Museum director and art history professor Nancy Netzer believes that with the addition of the museum space, BC will also implement new courses related to museum studies. The museum, which attracts approximately 10,000 visitors a year, will remain open in Devlin Hall until the Brighton Campus location is unveiled next September. Entry will remain free to the public.

“It will be good for the whole University because we will be doing large-scale exhibitions,” Netzer said. “All of our exhibitions are curated by faculty, so it will contribute very much to the University’s research mission.”

The first floor of the new museum will be used as a conference center that includes six meeting rooms and a reception space. Twenty-six to 30 paintings from the museum’s current collection will line the walls of the lower level.
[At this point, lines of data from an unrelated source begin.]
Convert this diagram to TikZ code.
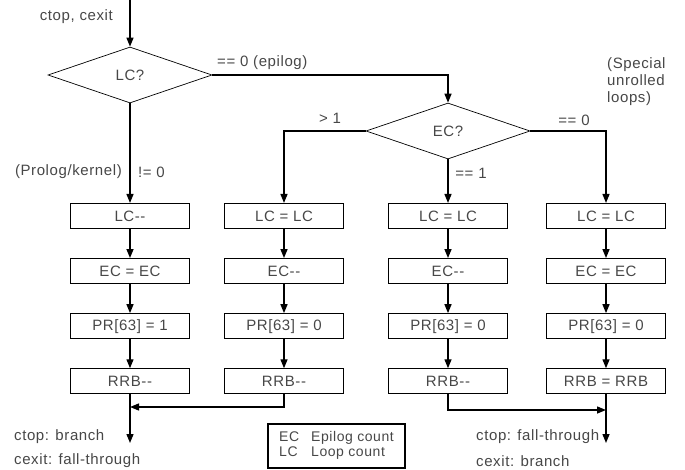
\documentclass[tikz,border=0pt]{standalone}
\usepackage{fontspec}
\setmainfont[LetterSpace=4]{Liberation Sans}
\usetikzlibrary{arrows.meta,positioning,shapes.geometric}

\tikzset{
  op/.style={draw=black, line width=1.1pt, minimum width=119pt, minimum height=25pt, inner sep=0pt},
  test/.style={diamond, draw=black, line width=0.7pt, aspect=3, inner sep=0pt,
    minimum width=164pt, minimum height=56pt},
  flow/.style={->, draw=black, line width=1.4pt},
  lbl/.style={inner sep=0pt}
}

\begin{document}
\begin{tikzpicture}[x=1pt,y=-1pt,>={Triangle[length=9pt,width=7pt]},
    node distance=29pt, font=\fontsize{15}{17}\selectfont, text=black!72]
	\useasboundingbox (0,0) rectangle (685,470);
	% decisions
	\node[test] (lc) at (130,75) {LC?};
	\node[test] (ec) at (448,131) {EC?};
	% columns of register updates
	\node[op] (b1_1) at (130,216) {LC-{}-};
	\node[op] [below=of b1_1] (b1_2) {EC = EC};
	\node[op] [below=of b1_2] (b1_3) {PR[63] = 1};
	\node[op] [below=of b1_3] (b1_4) {RRB-{}-};
	\node[op] (b2_1) at (284,216) {LC = LC};
	\node[op] [below=of b2_1] (b2_2) {EC-{}-};
	\node[op] [below=of b2_2] (b2_3) {PR[63] = 0};
	\node[op] [below=of b2_3] (b2_4) {RRB-{}-};
	\node[op] (b3_1) at (448,216) {LC = LC};
	\node[op] [below=of b3_1] (b3_2) {EC-{}-};
	\node[op] [below=of b3_2] (b3_3) {PR[63] = 0};
	\node[op] [below=of b3_3] (b3_4) {RRB-{}-};
	\node[op] (b4_1) at (606,216) {LC = LC};
	\node[op] [below=of b4_1] (b4_2) {EC = EC};
	\node[op] [below=of b4_2] (b4_3) {PR[63] = 0};
	\node[op] [below=of b4_3] (b4_4) {RRB = RRB};
	% free ends
	\coordinate (in) at (130,0);
	\coordinate (m_1) at (130,407);
	\coordinate (m_2) at (606,410);
	\coordinate (out_1) at (130,443);
	\coordinate (out_2) at (606,443);
	% labels
	\node[lbl,anchor=east] (entry) at (113,17) {ctop, cexit};
	\node[lbl,anchor=west] (epi) at (217,63) {== 0 (epilog)};
	\node[lbl,anchor=west,align=left] (spec) at (607,82) {(Special\\unrolled\\loops)};
	\node[lbl] (gt) at (330,118) {> 1};
	\node[lbl] (eq0) at (574,120) {== 0};
	\node[lbl] (eq1) at (471,173) {== 1};
	\node[lbl,anchor=east] (pro) at (122,172) {(Prolog/kernel)};
	\node[lbl,anchor=west] (ne0) at (138,172) {!= 0};
	\node[lbl,anchor=west] (br_1) at (14,437) {ctop: branch};
	\node[lbl,anchor=west] (ft_1) at (14,461) {cexit: fall-through};
	\node[lbl,anchor=west] (ft_2) at (476,437) {ctop: fall-through};
	\node[lbl,anchor=west] (br_2) at (476,461) {cexit: branch};
	\node[draw=black, line width=1.1pt, minimum width=137pt, minimum height=44pt,
	  font=\fontsize{14}{15}\selectfont] (key) at (336.5,446)
	  {\begin{tabular}{@{}l@{\hspace{12pt}}l@{}}EC & Epilog count\\LC & Loop count\end{tabular}};
	% connectors
	\draw[flow] (in) -- (lc.north);
	\draw[flow] (lc.south) -- (b1_1.north);
	\draw[flow] (lc.east) -| (ec.north);
	\draw[flow] (ec.west) -| (b2_1.north);
	\draw[flow] (ec.south) -- (b3_1.north);
	\draw[flow] (ec.east) -| (b4_1.north);
	\foreach \c in {1,2,3,4}{
		\draw[flow] (b\c_1) -- (b\c_2);
		\draw[flow] (b\c_2) -- (b\c_3);
		\draw[flow] (b\c_3) -- (b\c_4);
	}
	\draw[flow] (b1_4.south) -- (out_1);
	\draw[flow] (b2_4.south) |- (m_1);
	\draw[flow] (b3_4.south) |- (m_2);
	\draw[flow] (b4_4.south) -- (out_2);
\end{tikzpicture}
\end{document}
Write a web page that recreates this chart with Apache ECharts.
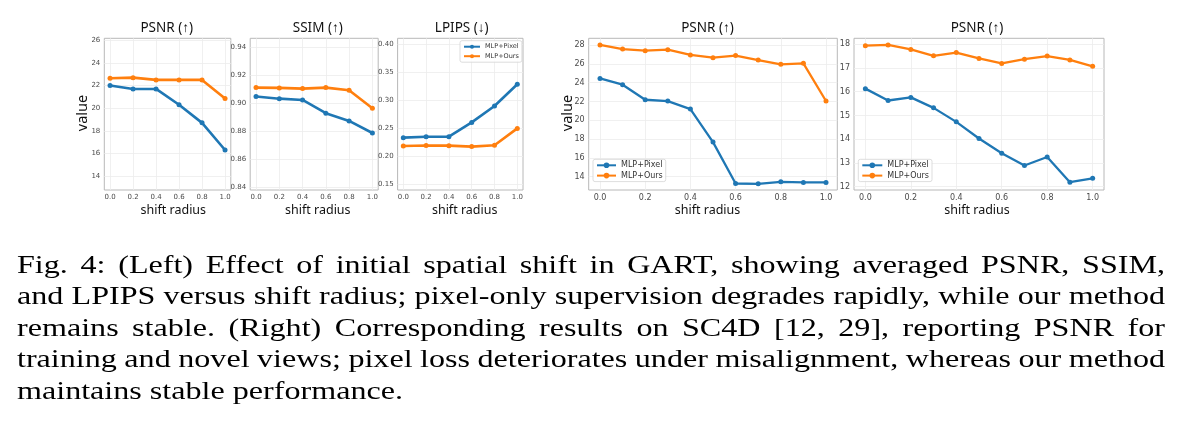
<!DOCTYPE html>
<html>
<head>
<meta charset="utf-8">
<script src="https://cdn.jsdelivr.net/npm/echarts@6/dist/echarts.min.js"></script>
<style>
html,body{margin:0;padding:0;background:#fff;}
#chart{width:1187px;height:440px;}
</style>
</head>
<body>
<div id="chart"></div>
<script>
// ---- data ----
const radius6 = [0.0, 0.2, 0.4, 0.6, 0.8, 1.0];
const radius11 = [0.0, 0.1, 0.2, 0.3, 0.4, 0.5, 0.6, 0.7, 0.8, 0.9, 1.0];
const seriesNames = ['MLP+Pixel', 'MLP+Ours'];

const gartPsnrPixel = [22.0, 21.7, 21.7, 20.3, 18.7, 16.3];
const gartPsnrOurs  = [22.65, 22.7, 22.5, 22.5, 22.5, 20.85];
const gartSsimPixel = [0.9048, 0.9033, 0.9024, 0.8929, 0.8874, 0.8788];
const gartSsimOurs  = [0.9112, 0.9110, 0.9105, 0.9112, 0.9093, 0.8964];
const gartLpipsPixel = [0.2333, 0.2350, 0.2350, 0.2605, 0.2898, 0.3286];
const gartLpipsOurs  = [0.2185, 0.2193, 0.2190, 0.2173, 0.2196, 0.2498];
const sc4dTrainPixel = [24.45, 23.78, 22.18, 22.04, 21.19, 17.68, 13.28, 13.25, 13.46, 13.40, 13.40];
const sc4dTrainOurs  = [28.00, 27.57, 27.40, 27.50, 26.94, 26.65, 26.87, 26.40, 25.94, 26.05, 22.05];
const sc4dNovelPixel = [16.13, 15.63, 15.76, 15.32, 14.73, 14.03, 13.41, 12.89, 13.25, 12.19, 12.35];
const sc4dNovelOurs  = [17.94, 17.97, 17.78, 17.51, 17.65, 17.40, 17.19, 17.37, 17.50, 17.34, 17.07];

const xTicks = [0.0, 0.2, 0.4, 0.6, 0.8, 1.0];
const yTicksGartPsnr = [14, 16, 18, 20, 22, 24, 26];
const yTicksSsim = [0.84, 0.86, 0.88, 0.90, 0.92, 0.94];
const yTicksLpips = [0.15, 0.20, 0.25, 0.30, 0.35, 0.40];
const yTicksTrain = [14, 16, 18, 20, 22, 24, 26, 28];
const yTicksNovel = [12, 13, 14, 15, 16, 17, 18];

const panelTitles = ['PSNR (↑)', 'SSIM (↑)', 'LPIPS (↓)', 'PSNR (↑)', 'PSNR (↑)'];
const xAxisTitle = 'shift radius';
const yAxisTitle = 'value';
const captionLines = [
  'Fig. 4: (Left) Effect of initial spatial shift in GART, showing averaged PSNR, SSIM,',
  'and LPIPS versus shift radius; pixel-only supervision degrades rapidly, while our method',
  'remains stable. (Right) Corresponding results on SC4D [12, 29], reporting PSNR for',
  'training and novel views; pixel loss deteriorates under misalignment, whereas our method',
  'maintains stable performance.'
];

// ---- layout / style ----
const BLUE = '#1f77b4', ORANGE = '#ff7f0e';
const panels = [
  {left: 104.3, width: 126.5, ymin: 12.76, ymax: 26.18, ticks: yTicksGartPsnr, dec: 0, fs: 7, lw: 2.6, ss: 5,
   pixel: gartPsnrPixel, ours: gartPsnrOurs, xs: radius6, titleX: 166.7, xlabX: 173.3},
  {left: 250.2, width: 128, ymin: 0.8381, ymax: 0.9464, ticks: yTicksSsim, dec: 2, fs: 7, lw: 2.6, ss: 5,
   pixel: gartSsimPixel, ours: gartSsimOurs, xs: radius6, titleX: 317.8, xlabX: 317.8},
  {left: 397.6, width: 125.4, ymin: 0.1398, ymax: 0.4107, ticks: yTicksLpips, dec: 2, fs: 7, lw: 2.6, ss: 5,
   pixel: gartLpipsPixel, ours: gartLpipsOurs, xs: radius6, titleX: 461.7, xlabX: 464.7},
  {left: 588.7, width: 248.6, ymin: 12.59, ymax: 28.71, ticks: yTicksTrain, dec: 0, fs: 8, lw: 2.3, ss: 5,
   pixel: sc4dTrainPixel, ours: sc4dTrainOurs, xs: radius11, titleX: 707.5, xlabX: 707.5},
  {left: 854.0, width: 250, ymin: 11.86, ymax: 18.25, ticks: yTicksNovel, dec: 0, fs: 8, lw: 2.3, ss: 5,
   pixel: sc4dNovelPixel, ours: sc4dNovelOurs, xs: radius11, titleX: 977, xlabX: 977}
];
const TOP = 38.3, HEIGHT = 151.7;
const labelColor = '#4a4a4a';

const grids = [], xAxes = [], yAxes = [], series = [], graphics = [];
panels.forEach((p, i) => {
  grids.push({left: p.left, top: TOP, width: p.width, height: HEIGHT, show: true,
    borderColor: '#b8b8b8', borderWidth: 1, backgroundColor: '#fff', containLabel: false, outerBoundsMode: 'none'});
  xAxes.push({type: 'value', gridIndex: i, min: -0.05, max: 1.05,
    axisLine: {show: false}, axisTick: {show: false, customValues: xTicks},
    axisLabel: {customValues: xTicks, formatter: v => v.toFixed(1), fontFamily: 'DejaVu Sans',
      fontSize: p.fs, color: labelColor, margin: 4},
    splitLine: {show: true, lineStyle: {color: '#ececec', width: 0.8}}});
  yAxes.push({type: 'value', gridIndex: i, min: p.ymin, max: p.ymax,
    axisLine: {show: false}, axisTick: {show: false, customValues: p.ticks},
    axisLabel: {customValues: p.ticks, formatter: v => v.toFixed(p.dec), fontFamily: 'DejaVu Sans',
      fontSize: p.fs, color: labelColor, margin: 4},
    splitLine: {show: true, lineStyle: {color: '#ececec', width: 0.8}}});
  [[seriesNames[0], p.pixel, BLUE], [seriesNames[1], p.ours, ORANGE]].forEach(([name, vals, col]) => {
    series.push({type: 'line', name, xAxisIndex: i, yAxisIndex: i,
      data: p.xs.map((x, k) => [x, vals[k]]),
      symbol: 'circle', symbolSize: p.ss, showSymbol: true,
      lineStyle: {color: col, width: p.lw}, itemStyle: {color: col},
      emphasis: {disabled: true}, silent: true, animation: false, z: 3});
  });
  graphics.push({type: 'text', x: p.titleX, y: 28.3, silent: true,
    style: {text: panelTitles[i], font: '13.5px "Noto Sans"', fill: '#111', align: 'center', verticalAlign: 'middle'}});
  graphics.push({type: 'text', x: p.xlabX, y: 210.5, silent: true,
    style: {text: xAxisTitle, font: '12.5px "Noto Sans"', fill: '#111', align: 'center', verticalAlign: 'middle'}});
});
[[82.5, 113], [567.5, 113]].forEach(([x, y]) => {
  graphics.push({type: 'text', x, y, rotation: Math.PI / 2, silent: true,
    style: {text: yAxisTitle, font: '14.5px "Noto Sans"', fill: '#111', align: 'center', verticalAlign: 'middle'}});
});

// caption, justified
const capSize = 25;
const capFont = capSize + 'px "Liberation Serif"';
const ctx = document.createElement('canvas').getContext('2d');
ctx.font = capFont;
const sx = 386 / ctx.measureText(captionLines[captionLines.length - 1]).width;
const capLeft = 17, capRight = 1165, base0 = 274.3, step = 31.5;
captionLines.forEach((line, i) => {
  const yMid = base0 + i * step - capSize * 0.33;
  if (i === captionLines.length - 1) {
    graphics.push({type: 'text', x: capLeft, y: yMid, scaleX: sx, silent: true,
      style: {text: line, font: capFont, fill: '#000', align: 'left', verticalAlign: 'middle'}});
    return;
  }
  const words = line.split(' ');
  const widths = words.map(w => ctx.measureText(w).width * sx);
  const total = widths.reduce((a, b) => a + b, 0);
  const gap = Math.max(3, (capRight - capLeft - total) / (words.length - 1));
  let x = capLeft;
  words.forEach((w, j) => {
    graphics.push({type: 'text', x, y: yMid, scaleX: sx, silent: true,
      style: {text: w, font: capFont, fill: '#000', align: 'left', verticalAlign: 'middle'}});
    x += widths[j] + gap;
  });
});

const legendBase = {orient: 'vertical', data: seriesNames, selectedMode: false,
  borderColor: '#d4d4d4', borderWidth: 0.8, borderRadius: 2, backgroundColor: 'rgba(255,255,255,0.85)'};
const legends = [
  Object.assign({}, legendBase, {left: 460, top: 40.7, itemWidth: 16, itemHeight: 5, itemGap: 2.5,
    padding: [2.5, 3, 2.5, 3], textStyle: {fontFamily: 'DejaVu Sans', fontSize: 6.5, color: '#333'}}),
  Object.assign({}, legendBase, {left: 593, top: 159.3, itemWidth: 19, itemHeight: 7, itemGap: 2.3,
    padding: [2, 3, 2, 3], textStyle: {fontFamily: 'DejaVu Sans', fontSize: 8, color: '#333'}}),
  Object.assign({}, legendBase, {left: 858.3, top: 159.3, itemWidth: 20, itemHeight: 7, itemGap: 2.3,
    padding: [2, 3, 2, 3], textStyle: {fontFamily: 'DejaVu Sans', fontSize: 8, color: '#333'}})
];

const chart = echarts.init(document.getElementById('chart'), null, {renderer: 'canvas'});
chart.setOption({
  animation: false,
  backgroundColor: '#fff',
  grid: grids, xAxis: xAxes, yAxis: yAxes, series, legend: legends, graphic: graphics
});
</script>
</body>
</html>
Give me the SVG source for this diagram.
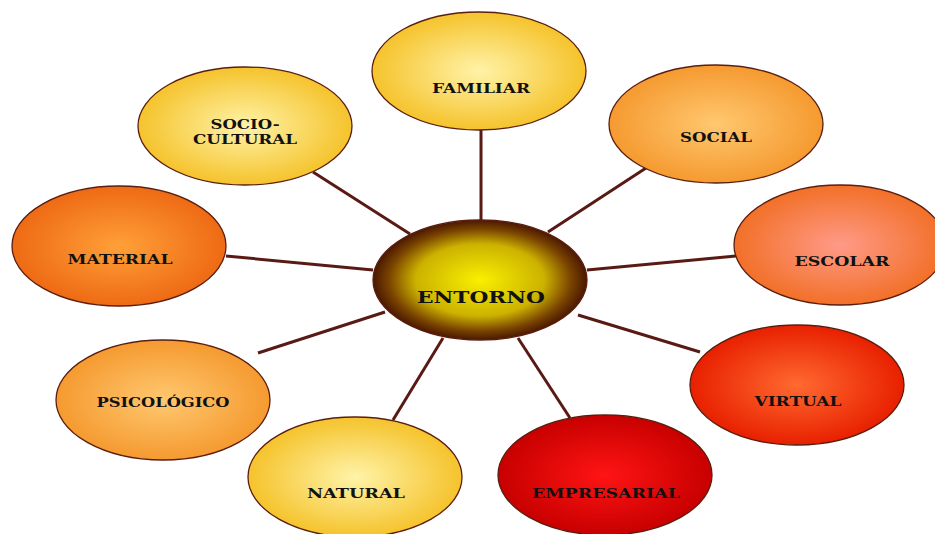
<svg xmlns="http://www.w3.org/2000/svg" width="935" height="534" viewBox="0 0 935 534">
<defs>
<radialGradient id="gYellow" cx="50%" cy="50%" r="50%"><stop offset="0" stop-color="#fff3a8"/><stop offset="1" stop-color="#f5c32c"/></radialGradient>
<radialGradient id="gLOrange" cx="50%" cy="50%" r="50%"><stop offset="0" stop-color="#ffc870"/><stop offset="1" stop-color="#f59a30"/></radialGradient>
<radialGradient id="gEscolar" cx="50%" cy="50%" r="50%"><stop offset="0" stop-color="#ff9a88"/><stop offset="1" stop-color="#f27028"/></radialGradient>
<radialGradient id="gMaterial" cx="50%" cy="50%" r="50%"><stop offset="0" stop-color="#ffa038"/><stop offset="1" stop-color="#ee6a14"/></radialGradient>
<radialGradient id="gVirtual" cx="50%" cy="50%" r="50%"><stop offset="0" stop-color="#ff6a30"/><stop offset="1" stop-color="#e82000"/></radialGradient>
<radialGradient id="gRed" cx="50%" cy="50%" r="50%"><stop offset="0" stop-color="#ff1414"/><stop offset="1" stop-color="#c80000"/></radialGradient>
<radialGradient id="gCenter" cx="50%" cy="50%" r="50%"><stop offset="0" stop-color="#faf000"/><stop offset="0.6" stop-color="#ccb200"/><stop offset="0.85" stop-color="#7a4400"/><stop offset="1" stop-color="#4a1800"/></radialGradient>
</defs>
<style>
.n ellipse{stroke:#5a1e10;stroke-width:1.3}
.n text{font-family:"DejaVu Serif","Liberation Serif",serif;font-weight:bold;font-size:13px;fill:#111;text-anchor:middle}
#connectors line{stroke:#5a1a14;stroke-width:3}
</style>
<rect width="935" height="534" fill="#ffffff"/>
<g id="connectors">
<line x1="481" y1="130" x2="481" y2="222"/>
<line x1="548" y1="232" x2="646" y2="168"/>
<line x1="587" y1="270" x2="736" y2="256"/>
<line x1="578" y1="315" x2="700" y2="352"/>
<line x1="518" y1="338" x2="570" y2="418"/>
<line x1="443" y1="338" x2="393" y2="420"/>
<line x1="385" y1="312" x2="258" y2="353"/>
<line x1="373" y1="270" x2="226" y2="256"/>
<line x1="410" y1="234" x2="313" y2="172"/>
</g>
<g id="familiar" class="n"><ellipse cx="479" cy="71" rx="107" ry="59" fill="url(#gYellow)"/><text x="481" y="93" textLength="98" lengthAdjust="spacingAndGlyphs">FAMILIAR</text></g>
<g id="social" class="n"><ellipse cx="716" cy="124" rx="107" ry="59" fill="url(#gLOrange)"/><text x="716" y="142" textLength="72" lengthAdjust="spacingAndGlyphs">SOCIAL</text></g>
<g id="escolar" class="n"><ellipse cx="840" cy="245" rx="106" ry="60" fill="url(#gEscolar)"/><text x="842" y="266" textLength="95" lengthAdjust="spacingAndGlyphs">ESCOLAR</text></g>
<g id="virtual" class="n"><ellipse cx="797" cy="385" rx="107" ry="60" fill="url(#gVirtual)"/><text x="798" y="406" textLength="87" lengthAdjust="spacingAndGlyphs">VIRTUAL</text></g>
<g id="empresarial" class="n"><ellipse cx="605" cy="475" rx="107" ry="60" fill="url(#gRed)"/><text x="606" y="498" textLength="148" lengthAdjust="spacingAndGlyphs">EMPRESARIAL</text></g>
<g id="natural" class="n"><ellipse cx="355" cy="477" rx="107" ry="60" fill="url(#gYellow)"/><text x="356" y="498" textLength="98" lengthAdjust="spacingAndGlyphs">NATURAL</text></g>
<g id="psicologico" class="n"><ellipse cx="163" cy="400" rx="107" ry="60" fill="url(#gLOrange)"/><text x="163" y="407" textLength="133" lengthAdjust="spacingAndGlyphs">PSICOLÓGICO</text></g>
<g id="material" class="n"><ellipse cx="119" cy="246" rx="107" ry="60" fill="url(#gMaterial)"/><text x="120" y="264" textLength="105" lengthAdjust="spacingAndGlyphs">MATERIAL</text></g>
<g id="sociocultural" class="n"><ellipse cx="245" cy="126" rx="107" ry="59" fill="url(#gYellow)"/><text x="245" y="129" textLength="69" lengthAdjust="spacingAndGlyphs">SOCIO-</text><text x="245" y="144" textLength="104" lengthAdjust="spacingAndGlyphs">CULTURAL</text></g>
<g id="entorno" class="n"><ellipse cx="480" cy="280" rx="107" ry="60" fill="url(#gCenter)" stroke="#4a1400"/><text x="481" y="303" textLength="128" lengthAdjust="spacingAndGlyphs" style="font-size:17px">ENTORNO</text></g>
</svg>
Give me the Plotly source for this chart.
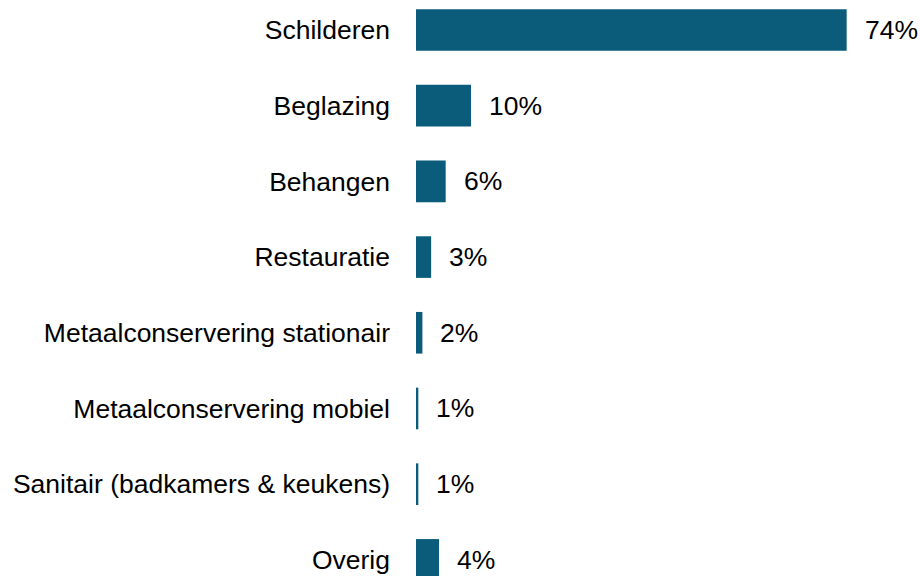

The first floor will also include a room dedicated to the John La Farge exhibit that is currently on exhibition at the Devlin Hall location of the museum. The University is expecting to receive two new La Farge paintings as gifts in January. Additionally, three stained glass windows that sit in the entry hall at the old location of the museum will be transferred to the new entryway at the Brighton Campus location.

The second level of the museum will include three gallery spaces that will host other exhibitions curated by BC faculty. Movable partitions will also be added on the inside of the galleries to create a more interactive design space.

On the third level, museum offices will line one hallway while adjacently, there is a smaller, more intimate art gallery. The museum is also planning on opening a terrace-garden on the third level that will provide visitors with views of both BC’s Brighton Campus and the Boston skyline. Currently, the construction team is addressing mechanical issues throughout the building, ridding of excess material around the construction site, and working on interior finishings in the museum. The team plans on paving the roads that lead to the building by next week.

Consigli Construction began working on the redesign of the building at the beginning of last October and is planning to complete construction around the end of the calendar year. At that point, the building must undergo an acclimation period before the artwork can be transferred from Main Campus. During this acclimation period, the museum will test the humidity, moisture, and temperature levels of the building to prevent damage to the paintings and sculptures.

Due to the unprecedented snow this past winter, the project began slowly, but the construction team has caught up with the delay and the project is back on schedule, Connors said.

“So far it has been a lot of people reacting to a lot of different things, and people working together,” Connors said.